--- Task description ---
Look through the listing below and give the number of lines that hold "this". Say nothing more.

--- Provided information ---
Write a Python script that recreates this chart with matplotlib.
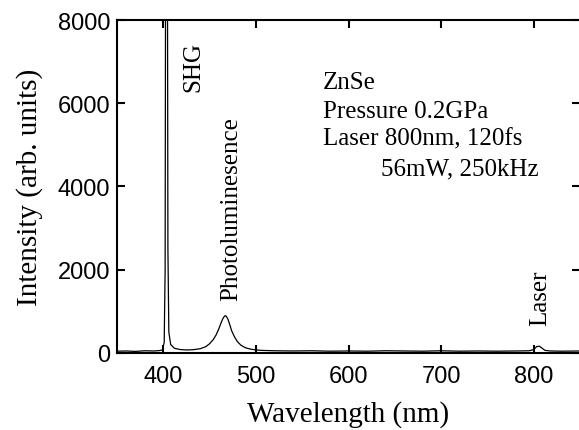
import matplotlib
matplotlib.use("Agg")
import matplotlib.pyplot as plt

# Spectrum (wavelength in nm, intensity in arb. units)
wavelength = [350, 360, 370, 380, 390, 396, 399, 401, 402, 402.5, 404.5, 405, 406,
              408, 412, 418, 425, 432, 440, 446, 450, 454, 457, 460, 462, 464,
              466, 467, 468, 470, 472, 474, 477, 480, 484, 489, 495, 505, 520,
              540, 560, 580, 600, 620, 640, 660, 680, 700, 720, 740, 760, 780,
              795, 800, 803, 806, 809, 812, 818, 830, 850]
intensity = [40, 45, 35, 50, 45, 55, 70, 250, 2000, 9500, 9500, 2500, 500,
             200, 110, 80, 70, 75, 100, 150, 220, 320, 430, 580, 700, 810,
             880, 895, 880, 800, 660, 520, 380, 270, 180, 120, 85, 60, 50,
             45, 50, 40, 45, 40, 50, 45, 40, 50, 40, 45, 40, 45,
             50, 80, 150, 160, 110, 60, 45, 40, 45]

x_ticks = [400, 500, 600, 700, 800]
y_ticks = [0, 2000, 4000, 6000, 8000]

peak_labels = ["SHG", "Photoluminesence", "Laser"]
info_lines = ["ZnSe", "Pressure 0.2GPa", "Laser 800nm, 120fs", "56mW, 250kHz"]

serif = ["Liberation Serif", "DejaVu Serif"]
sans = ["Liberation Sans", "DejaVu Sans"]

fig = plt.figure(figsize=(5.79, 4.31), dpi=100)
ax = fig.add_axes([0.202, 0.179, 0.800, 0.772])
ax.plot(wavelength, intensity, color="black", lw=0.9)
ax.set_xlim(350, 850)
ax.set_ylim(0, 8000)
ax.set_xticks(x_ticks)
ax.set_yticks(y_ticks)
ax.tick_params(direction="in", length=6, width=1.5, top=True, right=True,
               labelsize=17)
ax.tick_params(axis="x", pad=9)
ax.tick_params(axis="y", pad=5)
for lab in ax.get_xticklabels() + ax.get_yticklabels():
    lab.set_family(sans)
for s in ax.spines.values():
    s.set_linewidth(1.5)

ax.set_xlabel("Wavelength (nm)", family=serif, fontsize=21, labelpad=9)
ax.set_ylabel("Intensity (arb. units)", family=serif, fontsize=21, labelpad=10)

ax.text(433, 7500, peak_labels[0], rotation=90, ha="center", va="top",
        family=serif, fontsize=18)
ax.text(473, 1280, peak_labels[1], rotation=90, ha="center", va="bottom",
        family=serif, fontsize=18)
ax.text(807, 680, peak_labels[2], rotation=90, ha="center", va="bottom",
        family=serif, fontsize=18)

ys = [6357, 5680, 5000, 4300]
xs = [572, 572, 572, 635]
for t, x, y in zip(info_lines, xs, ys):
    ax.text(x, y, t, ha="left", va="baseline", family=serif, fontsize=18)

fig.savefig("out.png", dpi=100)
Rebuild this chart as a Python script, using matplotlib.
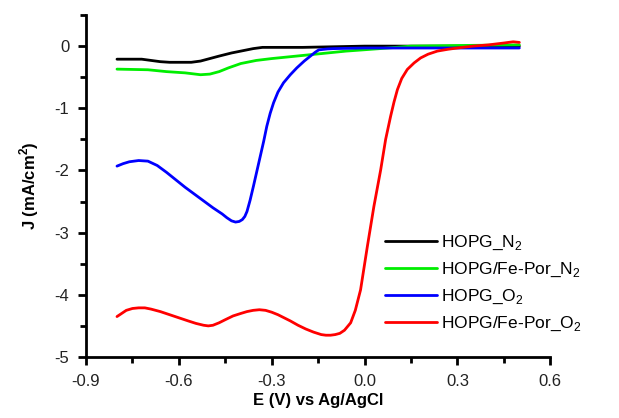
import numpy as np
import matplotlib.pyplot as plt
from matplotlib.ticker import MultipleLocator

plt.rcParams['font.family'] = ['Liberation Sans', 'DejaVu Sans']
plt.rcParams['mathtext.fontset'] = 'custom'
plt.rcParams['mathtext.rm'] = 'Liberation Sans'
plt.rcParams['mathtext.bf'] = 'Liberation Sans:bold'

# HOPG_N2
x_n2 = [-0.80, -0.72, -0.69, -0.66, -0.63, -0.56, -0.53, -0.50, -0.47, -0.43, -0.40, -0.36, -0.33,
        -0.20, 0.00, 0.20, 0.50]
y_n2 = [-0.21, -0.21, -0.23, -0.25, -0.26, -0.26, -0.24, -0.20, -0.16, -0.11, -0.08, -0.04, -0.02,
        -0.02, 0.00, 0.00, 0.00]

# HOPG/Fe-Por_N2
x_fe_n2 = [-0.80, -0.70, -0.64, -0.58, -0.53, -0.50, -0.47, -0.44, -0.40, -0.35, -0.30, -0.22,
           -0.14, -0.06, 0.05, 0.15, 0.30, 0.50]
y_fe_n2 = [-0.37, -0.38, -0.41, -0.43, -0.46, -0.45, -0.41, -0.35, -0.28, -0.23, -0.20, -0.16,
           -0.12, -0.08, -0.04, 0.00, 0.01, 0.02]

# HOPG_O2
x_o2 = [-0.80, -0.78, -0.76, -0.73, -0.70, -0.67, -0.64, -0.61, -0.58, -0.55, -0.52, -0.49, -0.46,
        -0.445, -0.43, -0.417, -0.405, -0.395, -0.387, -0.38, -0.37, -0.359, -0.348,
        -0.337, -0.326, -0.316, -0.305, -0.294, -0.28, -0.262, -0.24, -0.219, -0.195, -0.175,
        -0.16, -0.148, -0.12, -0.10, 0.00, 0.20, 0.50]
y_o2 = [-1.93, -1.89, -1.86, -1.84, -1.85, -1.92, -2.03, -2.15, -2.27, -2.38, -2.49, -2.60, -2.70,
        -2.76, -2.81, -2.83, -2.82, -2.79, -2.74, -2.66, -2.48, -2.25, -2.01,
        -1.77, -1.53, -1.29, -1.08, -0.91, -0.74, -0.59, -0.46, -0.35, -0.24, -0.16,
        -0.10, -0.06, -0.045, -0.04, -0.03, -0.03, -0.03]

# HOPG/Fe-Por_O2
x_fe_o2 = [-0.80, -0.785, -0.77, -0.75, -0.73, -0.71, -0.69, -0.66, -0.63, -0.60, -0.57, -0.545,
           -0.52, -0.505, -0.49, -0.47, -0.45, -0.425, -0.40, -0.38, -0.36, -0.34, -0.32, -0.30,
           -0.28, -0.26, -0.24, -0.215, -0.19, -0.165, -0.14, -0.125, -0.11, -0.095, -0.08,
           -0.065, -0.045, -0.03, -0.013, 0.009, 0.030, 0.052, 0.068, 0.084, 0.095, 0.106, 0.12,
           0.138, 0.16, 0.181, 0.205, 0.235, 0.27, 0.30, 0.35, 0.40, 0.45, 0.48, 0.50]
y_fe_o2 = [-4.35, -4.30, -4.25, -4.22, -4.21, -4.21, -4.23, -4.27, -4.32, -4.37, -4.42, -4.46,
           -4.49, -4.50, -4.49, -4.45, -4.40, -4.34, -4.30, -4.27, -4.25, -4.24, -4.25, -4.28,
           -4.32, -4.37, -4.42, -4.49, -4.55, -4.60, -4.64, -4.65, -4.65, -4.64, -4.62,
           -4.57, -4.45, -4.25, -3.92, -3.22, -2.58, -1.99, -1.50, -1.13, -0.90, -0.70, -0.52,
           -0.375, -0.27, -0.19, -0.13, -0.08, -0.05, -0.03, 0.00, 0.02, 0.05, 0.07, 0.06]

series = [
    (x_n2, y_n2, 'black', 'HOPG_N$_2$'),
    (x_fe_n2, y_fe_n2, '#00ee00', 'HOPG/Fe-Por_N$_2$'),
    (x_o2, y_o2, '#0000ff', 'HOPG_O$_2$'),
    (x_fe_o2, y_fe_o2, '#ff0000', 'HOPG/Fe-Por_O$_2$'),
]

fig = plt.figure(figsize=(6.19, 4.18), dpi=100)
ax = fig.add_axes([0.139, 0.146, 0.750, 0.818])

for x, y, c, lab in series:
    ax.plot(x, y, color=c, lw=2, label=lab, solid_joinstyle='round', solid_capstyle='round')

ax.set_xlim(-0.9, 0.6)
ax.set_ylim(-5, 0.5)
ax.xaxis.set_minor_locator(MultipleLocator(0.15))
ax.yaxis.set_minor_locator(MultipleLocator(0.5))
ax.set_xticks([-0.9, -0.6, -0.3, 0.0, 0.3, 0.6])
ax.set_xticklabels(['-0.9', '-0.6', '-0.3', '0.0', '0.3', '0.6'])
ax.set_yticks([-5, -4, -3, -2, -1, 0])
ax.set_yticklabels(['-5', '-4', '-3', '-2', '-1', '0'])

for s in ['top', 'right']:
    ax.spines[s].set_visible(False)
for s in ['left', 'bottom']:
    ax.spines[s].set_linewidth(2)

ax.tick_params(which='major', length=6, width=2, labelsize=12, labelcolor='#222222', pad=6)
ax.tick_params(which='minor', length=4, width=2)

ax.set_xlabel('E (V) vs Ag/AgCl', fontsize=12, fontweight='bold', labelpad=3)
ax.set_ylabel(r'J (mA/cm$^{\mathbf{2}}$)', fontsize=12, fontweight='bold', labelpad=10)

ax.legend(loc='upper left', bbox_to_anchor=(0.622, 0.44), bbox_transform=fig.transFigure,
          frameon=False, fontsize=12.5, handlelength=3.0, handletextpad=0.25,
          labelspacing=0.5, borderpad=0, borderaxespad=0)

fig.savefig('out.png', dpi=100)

--- Right answer ---
2